Technology has been a dominant theme throughout Cronenberg’s filmography, with the director admitting it is something that at times terrifies him:
“I do like technology, I’m not a technophobe, but it’s also something that radically changes society, our experiences, and how we interact with each other – just look at AI, that will completely transform the next decade in ways we can’t predict.
“Although technology is hugely exciting to me, it also fundamentally alters who we are and what we do in ways that can be destructive.
“And if you are interested in people, you have to be interested in technology – the good and the bad that comes from these mutations.”
As Cronenberg notes there, his work always examines what it means to be human, with this analysis often dissecting the relationship between identity and technology.
Infinity Pool is no different as we see our characters pushed to the extreme, completely letting loose, living their most wretched and dangerous daydreams:
“Horror is cathartic as it’s healthy to explore these aspects of the human emotional spectrum, the parts of our mind that we don’t tend to engage with, the things we normally avoid in life.
“But even if a film is a straight drama, it’s always about the experience of being human. I think there is an experience but nothing essential to being human – we don’t have a core being or soul that makes us continuous.
“Being human is a trick of the brain that makes us see ourselves as continuous entities and we perform as these characters.
“And so, in exploring what it means to be human, I guess I’m stuck on this idea of performance and unreality, how the brain creates characters rather than there being a true aspect to humanity.”
That means every character in Infinity Pool is performing which only makes the film more mysterious, especially since you never know where our protagonist James will go next.
He continually swings between being hesitant about committing these awful crimes to dedicating himself entirely to this depraved lifestyle – there is no middle ground.
And the way he reacts to the corruption and debauchery is distinct compared to everyone else, which is mostly thanks to the fact James comes from a different background to the others.
Whilst the likes of Gabi have always been privileged, James married into wealth which places him as an outsider, just like the audience
However, Cronenberg emphasises that this is in no way meant to make him a relatable figure: “He’s not necessarily the eyes of the audience, a character to relate to, or the ethical centre of the film.
“But it adds this element of vulnerability to him, an outsider quality that allows him to not see this as business as usual. None of these characters though care about others – this host country just creeps into the periphery of their consciousness.
“The film is very subjective as it’s from their perspective but that’s often the case with people on holiday – I spoke to a journalist the other day who knew someone who went on vacation but didn’t know which country they were in!”
It is indeed a smart satire of wealth and privilege, hence why it has invited many comparisons to hit show The White Lotus – and it is like that series, but on crack.
So, whilst it is being marketed as a horror and features those elements, I’d actually argue that it is a comedy too – the screening I went to was a riot of laughter.

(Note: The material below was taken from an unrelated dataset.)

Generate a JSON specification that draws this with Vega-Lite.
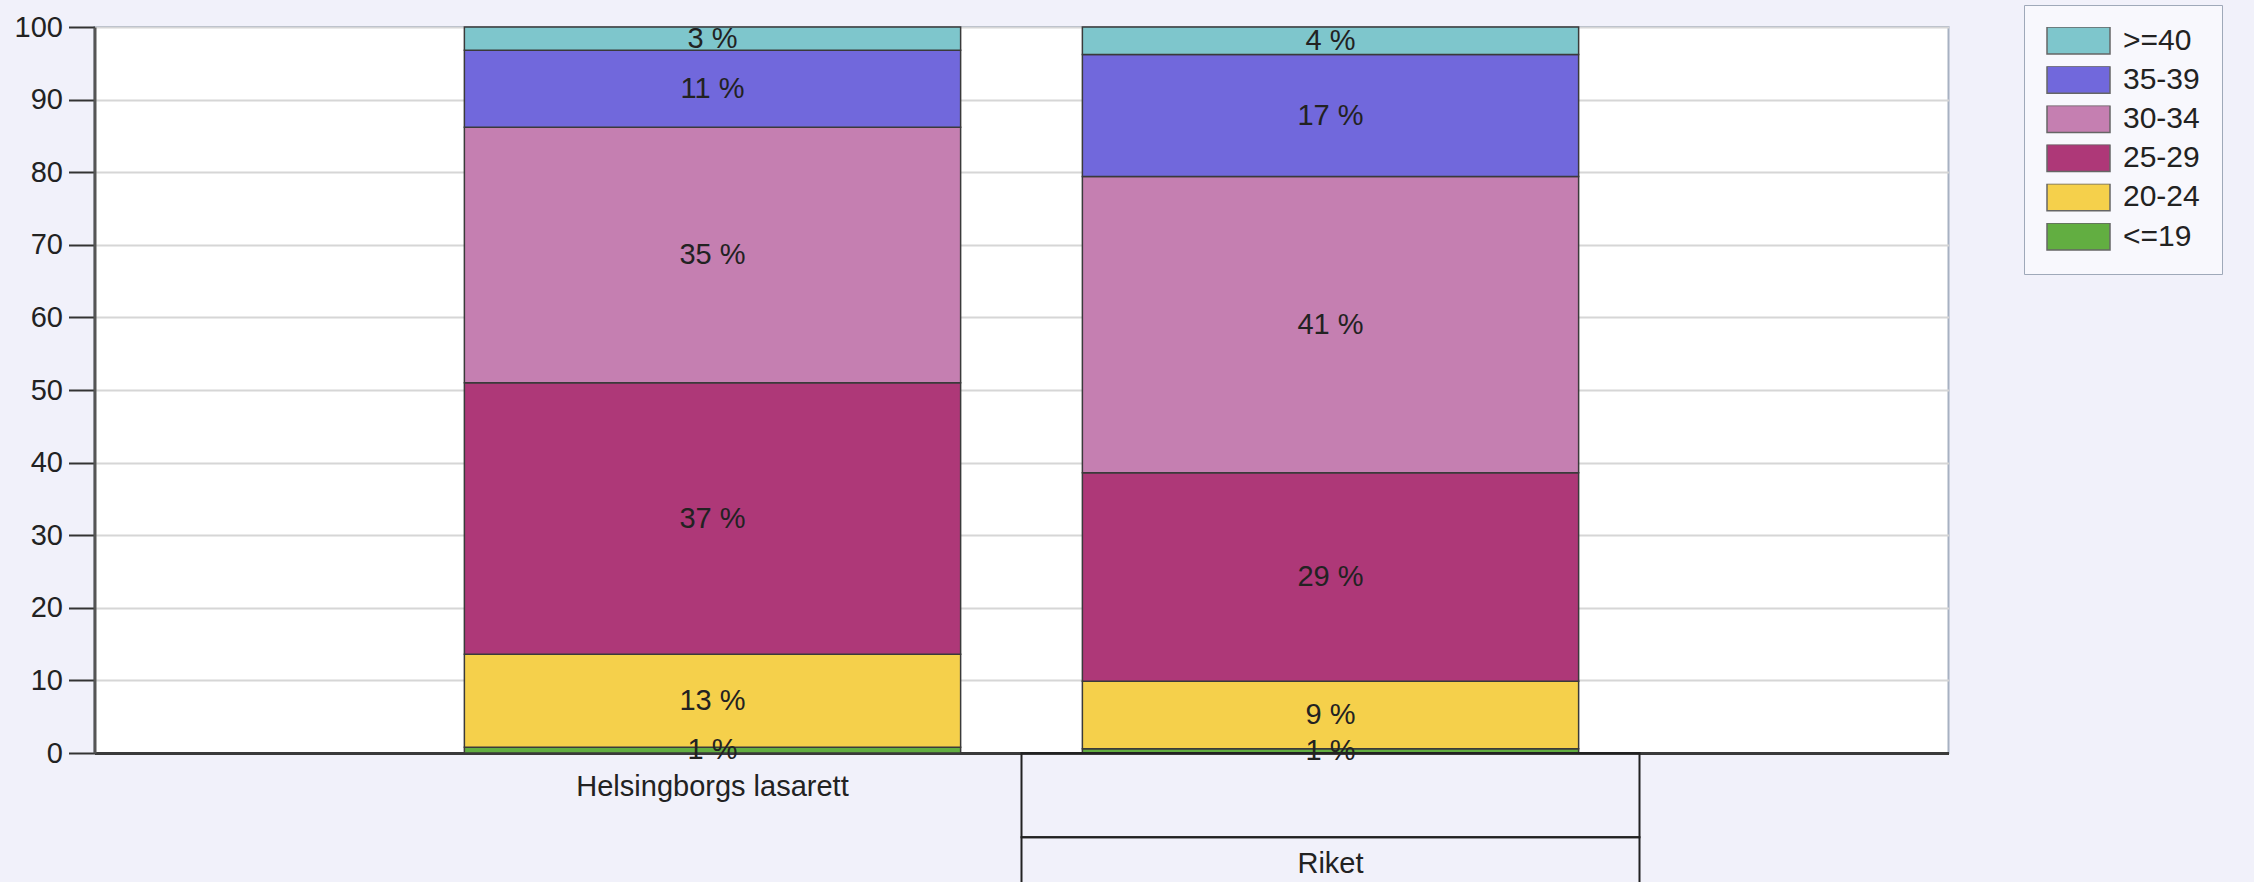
{
  "$schema": "https://vega.github.io/schema/vega-lite/v6.json",
  "width": 1854,
  "height": 726,
  "autosize": {"type": "none"},
  "padding": {"left": 94.5, "top": 27, "right": 305.5, "bottom": 129},
  "background": "#f1f1fa",
  "config": {
    "font": "Liberation Sans",
    "view": {"fill": "white", "stroke": "#a7b1c2", "strokeWidth": 2}
  },
  "data": {
    "values": [
      {"site": "Helsingborgs lasarett", "age": "<=19", "k": 0, "pct": 0.8},
      {"site": "Helsingborgs lasarett", "age": "20-24", "k": 1, "pct": 12.8},
      {"site": "Helsingborgs lasarett", "age": "25-29", "k": 2, "pct": 37.4},
      {"site": "Helsingborgs lasarett", "age": "30-34", "k": 3, "pct": 35.2},
      {"site": "Helsingborgs lasarett", "age": "35-39", "k": 4, "pct": 10.6},
      {"site": "Helsingborgs lasarett", "age": ">=40", "k": 5, "pct": 3.2},
      {"site": "Riket", "age": "<=19", "k": 0, "pct": 0.6},
      {"site": "Riket", "age": "20-24", "k": 1, "pct": 9.3},
      {"site": "Riket", "age": "25-29", "k": 2, "pct": 28.7},
      {"site": "Riket", "age": "30-34", "k": 3, "pct": 40.8},
      {"site": "Riket", "age": "35-39", "k": 4, "pct": 16.8},
      {"site": "Riket", "age": ">=40", "k": 5, "pct": 3.8}
    ]
  },
  "layer": [
    {
      "mark": {"type": "bar", "width": {"band": 0.803}, "stroke": "#3a3a3a", "strokeWidth": 1.5},
      "encoding": {
        "x": {
          "field": "site", "type": "nominal", "sort": ["Helsingborgs lasarett", "Riket"],
          "scale": {"paddingInner": 0, "paddingOuter": 0.5},
          "axis": {
            "title": null, "ticks": false, "grid": false, "domain": true,
            "domainColor": "#3a3a3a", "domainWidth": 3, "labelLimit": 1000,
            "labelFontSize": 29, "labelColor": "#222", "labelAngle": 0, "labelBaseline": "top",
            "labelPadding": {"condition": {"test": "datum.value === 'Riket'", "value": 96}, "value": 19}
          }
        },
        "y": {
          "field": "pct", "type": "quantitative", "stack": "zero",
          "scale": {"domain": [0, 100], "nice": false},
          "axis": {
            "title": null, "values": [0, 10, 20, 30, 40, 50, 60, 70, 80, 90, 100],
            "tickSize": 26, "tickColor": "#333", "tickWidth": 2,
            "domainColor": "#555", "domainWidth": 3,
            "labelFontSize": 29, "labelColor": "#222", "labelPadding": 6,
            "grid": true, "gridColor": "#d6d6d6", "gridWidth": 2
          }
        },
        "color": {
          "field": "age", "type": "nominal",
          "scale": {
            "domain": [">=40", "35-39", "30-34", "25-29", "20-24", "<=19"],
            "range": ["#7ec6cc", "#7168dc", "#c57fb1", "#ae3878", "#f5d04b", "#62ae41"]
          },
          "legend": {
            "title": null, "orient": "none", "legendX": 1929.5, "legendY": -22,
            "padding": 22,
            "symbolType": "M-1,-0.4286L1,-0.4286L1,0.4286L-1,0.4286Z",
            "symbolSize": 3969, "symbolStrokeColor": "#666", "symbolStrokeWidth": 1.5,
            "symbolOpacity": 1, "clipHeight": 27,
            "labelFontSize": 30, "labelColor": "#222", "labelOffset": 12,
            "rowPadding": 8.2,
            "strokeColor": "#9fa9b9", "fillColor": "#f8f8fd"
          }
        },
        "order": {"field": "k", "type": "quantitative"}
      }
    },
    {
      "mark": {"type": "text", "fontSize": 29, "color": "#222", "text": {"expr": "format(datum.pct, 'd') + ' %'"}},
      "encoding": {
        "x": {"field": "site", "type": "nominal", "sort": ["Helsingborgs lasarett", "Riket"]},
        "y": {"field": "pct", "type": "quantitative", "stack": "zero", "bandPosition": 0.5},
        "detail": {"field": "age"},
        "order": {"field": "k", "type": "quantitative"}
      }
    },
    {
      "transform": [{"filter": "datum.site === 'Riket' && datum.k === 0"}],
      "mark": {"type": "bar", "width": {"band": 1}, "fill": null, "fillOpacity": 0, "stroke": "#222", "strokeWidth": 2},
      "encoding": {
        "x": {"field": "site", "type": "nominal", "sort": ["Helsingborgs lasarett", "Riket"]},
        "y": {"datum": 0, "type": "quantitative"},
        "y2": {"datum": -11.6}
      }
    },
    {
      "transform": [{"filter": "datum.site === 'Riket' && datum.k === 0"}],
      "mark": {"type": "bar", "width": {"band": 1}, "fill": null, "fillOpacity": 0, "stroke": "#222", "strokeWidth": 2},
      "encoding": {
        "x": {"field": "site", "type": "nominal", "sort": ["Helsingborgs lasarett", "Riket"]},
        "y": {"datum": -11.6, "type": "quantitative"},
        "y2": {"datum": -19}
      }
    }
  ]
}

This news delights Cronenberg who admits he was concerned that the humour wouldn’t shine through: “When I first wrote the script and we started developing it, the team thought it was funny, we were all chuckling to ourselves thinking it’d be hilarious.
“We started hosting these small screenings as at a certain point in the edit, you need fresh eyes on it – but there was no laughter almost across the board. I thought ‘we are f*cked’ as if people aren’t seeing the humour in it, we had really screwed up.
“But then at the Sundance screening, people were laughing at all the right moments and I could start to relax – they found humour in it in the way we do.”
The film continued to be a hit with audiences upon release in America and the case will surely be the same here, now that it is finally hitting UK screens.
But whilst it is an entertaining ride, just make sure you don’t see it with your mum!